Simon Sandoval Moshenberg, Ábrego García’s lawyer, called the charges “preposterous” and accused the government of using the courts to cover up an illegal deportation. “The government disappeared Kilmar to a foreign prison in violation of a court order. Now they’re bringing him back, not to correct their mistake, but to prosecute him,” he told reporters in Washington.

He demanded a “full and fair trial” before the same immigration judge who previously granted his client protection, describing the events as an “abuse of power, not justice.”

President Donald Trump defended the administration’s actions, telling reporters Friday that Ábrego García was “a bad guy” and praised the Department of Justice for pursuing the charges. “We’re protecting American communities,” Trump said.

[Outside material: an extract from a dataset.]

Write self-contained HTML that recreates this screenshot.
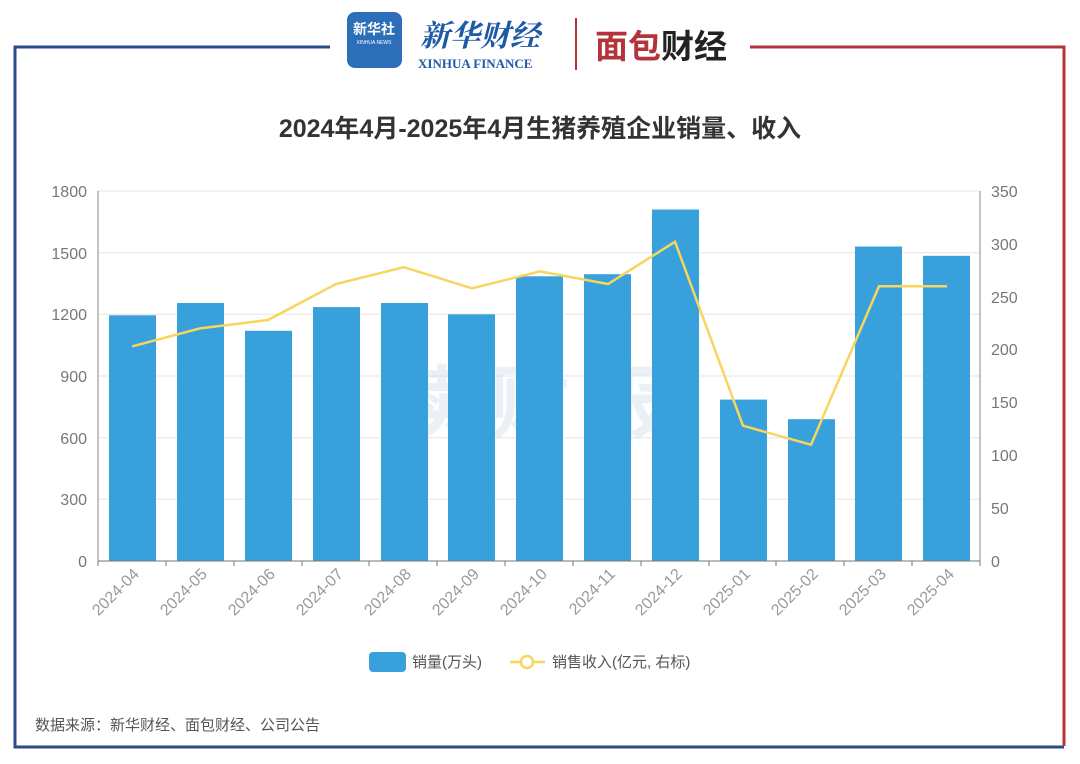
<!DOCTYPE html>
<html><head><meta charset="utf-8"><style>
body{margin:0;background:#fff;}
svg{display:block;font-family:"Liberation Sans","Noto Sans CJK SC",sans-serif;}
</style></head><body>
<svg width="1080" height="764" viewBox="0 0 1080 764" xmlns="http://www.w3.org/2000/svg">
<rect width="1080" height="764" fill="#fff"/>
<!-- frame -->
<polyline points="330,47 15,47 15,747 1064,747" fill="none" stroke="#2a4a88" stroke-width="3"/>
<polyline points="750,47 1064,47 1064,746" fill="none" stroke="#b3343a" stroke-width="3"/>
<!-- logos -->
<rect x="347" y="12" width="55" height="56" rx="8" fill="#2c6fb8"/>
<text x="374" y="34" font-size="14" fill="#fff" text-anchor="middle" font-weight="bold">新华社</text>
<text x="374" y="44" font-size="5" fill="#fff" text-anchor="middle">XINHUA NEWS</text>
<text x="420" y="46" font-size="30" fill="#1f5aa6" font-family="'Noto Serif CJK SC',serif" font-style="italic" font-weight="bold">新华财经</text>
<text x="418" y="68" font-size="13" fill="#1f5aa6" font-family="'Liberation Serif',serif" font-weight="bold">XINHUA FINANCE</text>
<line x1="576" y1="18" x2="576" y2="70" stroke="#b3343a" stroke-width="2"/>
<text x="595" y="58" font-size="33" fill="#b3343a" font-weight="bold">面包<tspan fill="#222">财经</tspan></text>
<!-- title -->
<text x="540" y="137" font-size="25" font-weight="bold" fill="#333" text-anchor="middle">2024年4月-2025年4月生猪养殖企业销量、收入</text>
<!-- grid -->
<g stroke="#e6e6e6" stroke-width="1">
<line x1="98" y1="191" x2="980" y2="191"/><line x1="98" y1="252.7" x2="980" y2="252.7"/>
<line x1="98" y1="314.3" x2="980" y2="314.3"/><line x1="98" y1="376" x2="980" y2="376"/>
<line x1="98" y1="437.7" x2="980" y2="437.7"/><line x1="98" y1="499.3" x2="980" y2="499.3"/>
</g>
<!-- watermark -->
<text x="540" y="432" font-size="80" font-weight="bold" fill="#c8d6ea" opacity="0.35" text-anchor="middle" letter-spacing="20">读财报</text>
<!-- bars -->
<g fill="#38a0da">
<rect x="109" y="315.3" width="47" height="245.7"/>
<rect x="177" y="303" width="47" height="258"/>
<rect x="245" y="330.8" width="47" height="230.2"/>
<rect x="313" y="307.1" width="47" height="253.9"/>
<rect x="381" y="303" width="47" height="258"/>
<rect x="448" y="314.3" width="47" height="246.7"/>
<rect x="516" y="276.3" width="47" height="284.7"/>
<rect x="584" y="274.2" width="47" height="286.8"/>
<rect x="652" y="209.5" width="47" height="351.5"/>
<rect x="720" y="399.6" width="47" height="161.4"/>
<rect x="788" y="419.2" width="47" height="141.8"/>
<rect x="855" y="246.5" width="47" height="314.5"/>
<rect x="923" y="255.8" width="47" height="305.2"/>
</g>
<!-- axes -->
<line x1="98" y1="191" x2="98" y2="561" stroke="#888"/>
<line x1="980" y1="191" x2="980" y2="561" stroke="#888"/>
<line x1="98" y1="561" x2="980" y2="561" stroke="#777"/>
<g stroke="#777">
<line x1="98" y1="561" x2="98" y2="566"/><line x1="166" y1="561" x2="166" y2="566"/><line x1="234" y1="561" x2="234" y2="566"/><line x1="302" y1="561" x2="302" y2="566"/><line x1="369" y1="561" x2="369" y2="566"/><line x1="437" y1="561" x2="437" y2="566"/><line x1="505" y1="561" x2="505" y2="566"/><line x1="573" y1="561" x2="573" y2="566"/><line x1="641" y1="561" x2="641" y2="566"/><line x1="709" y1="561" x2="709" y2="566"/><line x1="776" y1="561" x2="776" y2="566"/><line x1="844" y1="561" x2="844" y2="566"/><line x1="912" y1="561" x2="912" y2="566"/><line x1="980" y1="561" x2="980" y2="566"/>
</g>
<!-- line -->
<polyline fill="none" stroke="#f7d55e" stroke-width="2.5" points="132,346.4 200,328.4 268,320 336,284 404,267.2 472,288.3 540,271.4 608,284 675,241.8 743,425.7 811,444.7 879,286.2 947,286.2"/>
<!-- y labels left -->
<g font-size="16" fill="#777" text-anchor="end">
<text x="87" y="197">1800</text><text x="87" y="259">1500</text><text x="87" y="320">1200</text><text x="87" y="382">900</text><text x="87" y="444">600</text><text x="87" y="505">300</text><text x="87" y="567">0</text>
</g>
<g font-size="16" fill="#777">
<text x="991" y="197">350</text><text x="991" y="250">300</text><text x="991" y="303">250</text><text x="991" y="355">200</text><text x="991" y="408">150</text><text x="991" y="461">100</text><text x="991" y="514">50</text><text x="991" y="567">0</text>
</g>
<!-- x labels -->
<g font-size="16" fill="#999" text-anchor="end">
<text transform="translate(140,575) rotate(-45)">2024-04</text>
<text transform="translate(208,575) rotate(-45)">2024-05</text>
<text transform="translate(276,575) rotate(-45)">2024-06</text>
<text transform="translate(344,575) rotate(-45)">2024-07</text>
<text transform="translate(412,575) rotate(-45)">2024-08</text>
<text transform="translate(480,575) rotate(-45)">2024-09</text>
<text transform="translate(548,575) rotate(-45)">2024-10</text>
<text transform="translate(616,575) rotate(-45)">2024-11</text>
<text transform="translate(683,575) rotate(-45)">2024-12</text>
<text transform="translate(751,575) rotate(-45)">2025-01</text>
<text transform="translate(819,575) rotate(-45)">2025-02</text>
<text transform="translate(887,575) rotate(-45)">2025-03</text>
<text transform="translate(955,575) rotate(-45)">2025-04</text>
</g>
<!-- legend -->
<rect x="369" y="652" width="37" height="20" rx="4" fill="#38a0da"/>
<text x="412" y="667" font-size="15" fill="#555">销量(万头)</text>
<line x1="510" y1="662" x2="545" y2="662" stroke="#f7d55e" stroke-width="2.5"/>
<circle cx="527" cy="662" r="6" fill="#fff" stroke="#f7d55e" stroke-width="2.5"/>
<text x="552" y="667" font-size="15" fill="#555">销售收入(亿元, 右标)</text>
<!-- source -->
<text x="35" y="730" font-size="15" fill="#555">数据来源：新华财经、面包财经、公司公告</text>
</svg>
</body></html>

In El Salvador, President Nayib Bukele, an ally of Trump, confirmed his country’s cooperation. “If the US requests the return of a gang member to face charges, of course we wouldn’t refuse,” Bukele posted on social media.

Ábrego García’s legal saga began in 2019 when he was arrested alongside three others in Maryland. Though never convicted of any crimes in the US or El Salvador, he was accused by the Trump administration of MS-13 affiliation and smuggling weapons and narcotics—a claim he has repeatedly denied.

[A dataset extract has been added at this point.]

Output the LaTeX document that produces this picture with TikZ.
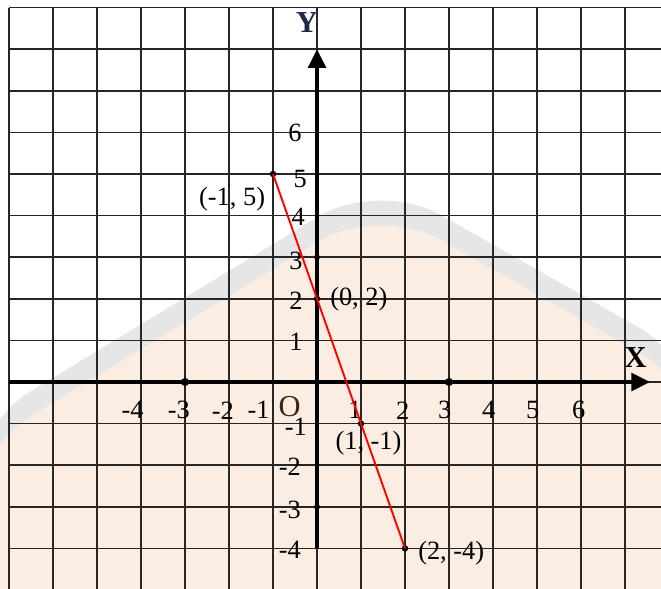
\documentclass[tikz,border=0pt]{standalone}
\usepackage{fontspec}
\setmainfont{Liberation Serif}
\usetikzlibrary{arrows.meta,positioning}

\definecolor{peach}{RGB}{252,237,226}
\definecolor{markgrey}{RGB}{230,230,230}
\definecolor{navy}{RGB}{30,40,75}

\begin{document}
\begin{tikzpicture}[
    x=1.32cm, y=1.248cm,
    gridline/.style={line width=1.4pt, black!85},
    axis/.style={line width=3.4pt, -{Triangle[length=16pt, width=15pt]}},
    graph/.style={red, line width=1.6pt},
    point/.style={circle, fill=black, inner sep=0pt, minimum size=5.5pt},
    tickdot/.style={circle, fill=black, inner sep=0pt, minimum size=7pt},
    num/.style={font=\fontsize{22.5}{24}\selectfont, inner sep=1pt},
    axislabel/.style={font=\fontsize{26}{28}\selectfont\bfseries, inner sep=0pt}
]
\useasboundingbox (-7.205,-4.952) rectangle (7.818,9.183);

% Background and watermark
\fill[white] (-7.205,-4.952) rectangle (7.818,9.183);
\begin{scope}
\clip (-7.205,-4.952) rectangle (7.818,9.183);
\fill[markgrey, rounded corners=60pt] (-7.89,-1.11) -- (1.41,4.86) -- (8.7,0.48) -- (8.7,-6) -- (-7.89,-6) -- cycle;
\fill[peach, rounded corners=60pt] (-7.89,-1.71) -- (1.41,4.26) -- (8.7,-0.12) -- (8.7,-6) -- (-7.89,-6) -- cycle;

% Grid
\foreach \y in {-5,...,9} \draw[gridline] (-7,\y) -- (8,\y);
\foreach \x in {-7,...,7} \draw[gridline] (\x,9) -- (\x,-5.2);
\end{scope}

% Axes
\coordinate (xstart) at (-7,0);
\coordinate (xend) at (7.57,0);
\coordinate (ystart) at (0,-4);
\coordinate (yend) at (0,8);
\draw[axis] (xstart) -- (xend);
\draw[axis] (ystart) -- (yend);
\node[axislabel] (xlab) at (7.24,0.58) {X};
\node[axislabel, text=navy] (ylab) at (-0.23,8.65) {Y};
\node[axislabel, font=\fontsize{26}{28}\selectfont, text=black!70!brown] (origin) at (-0.62,-0.6) {O};

% Tick dots
\node[tickdot] (tx1) at (-3,0) {};
\node[tickdot] (tx2) at (3,0) {};
\node[tickdot, minimum size=5pt] (ty1) at (0,3) {};
\node[tickdot, minimum size=5pt] (ty2) at (0,-3) {};

% Scale numbers
\foreach \x/\lx in {-4/-4.19, -3/-3.14, -2/-2.14, -1/-1.33, 1/0.86, 2/1.95, 3/2.9, 4/3.9, 5/4.9, 6/5.95}
    \node[num] (nx\x) at (\lx,-0.68) {\x};
\foreach \y/\lx/\ly in {6/-0.5/6.0, 5/-0.38/4.88, 4/-0.43/3.96, 3/-0.48/2.92, 2/-0.48/1.96, 1/-0.48/0.96, -1/-0.48/-1.08, -2/-0.62/-2.04, -3/-0.62/-3.08, -4/-0.62/-4.04}
    \node[num] (ny\y) at (\lx,\ly) {\y};

% Points of the line
\node[point] (pA) at (-1,5) {};
\node[point] (pB) at (0,2) {};
\node[point] (pC) at (1,-1) {};
\node[point] (pD) at (2,-4) {};
\node[num] (lA) at (-1.93,4.4) {(-1, 5)};
\node[num] (lB) at (0.95,2.0) {(0, 2)};
\node[num] (lC) at (1.17,-1.48) {(1, -1)};
\node[num] (lD) at (3.05,-4.12) {(2, -4)};

% Graph
\draw[graph] (pA.center) -- (pD.center);

\end{tikzpicture}
\end{document}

His lawyers note that the charges unsealed Friday focus solely on alleged human trafficking activities. No gang, drug, or terrorism charges were included in the indictment.

Ábrego García is scheduled for arraignment on June 13 before US Magistrate Judge Barbara Holmes, who will also determine whether he remains in custody before trial. Prosecutors have requested pretrial detention, arguing he poses both a flight risk and a danger to the community.

Senator Chris Van Hollen of Maryland, who advocated for Ábrego García’s return, said on Friday, “This is not about the man—it’s about his constitutional rights and the rights of all. The administration must now make its case in court, where it should have been all along.”

For now, Ábrego García remains in federal custody as one of the highest-profile defendants in an immigration case that has tested the boundaries of executive power, human rights, and due process.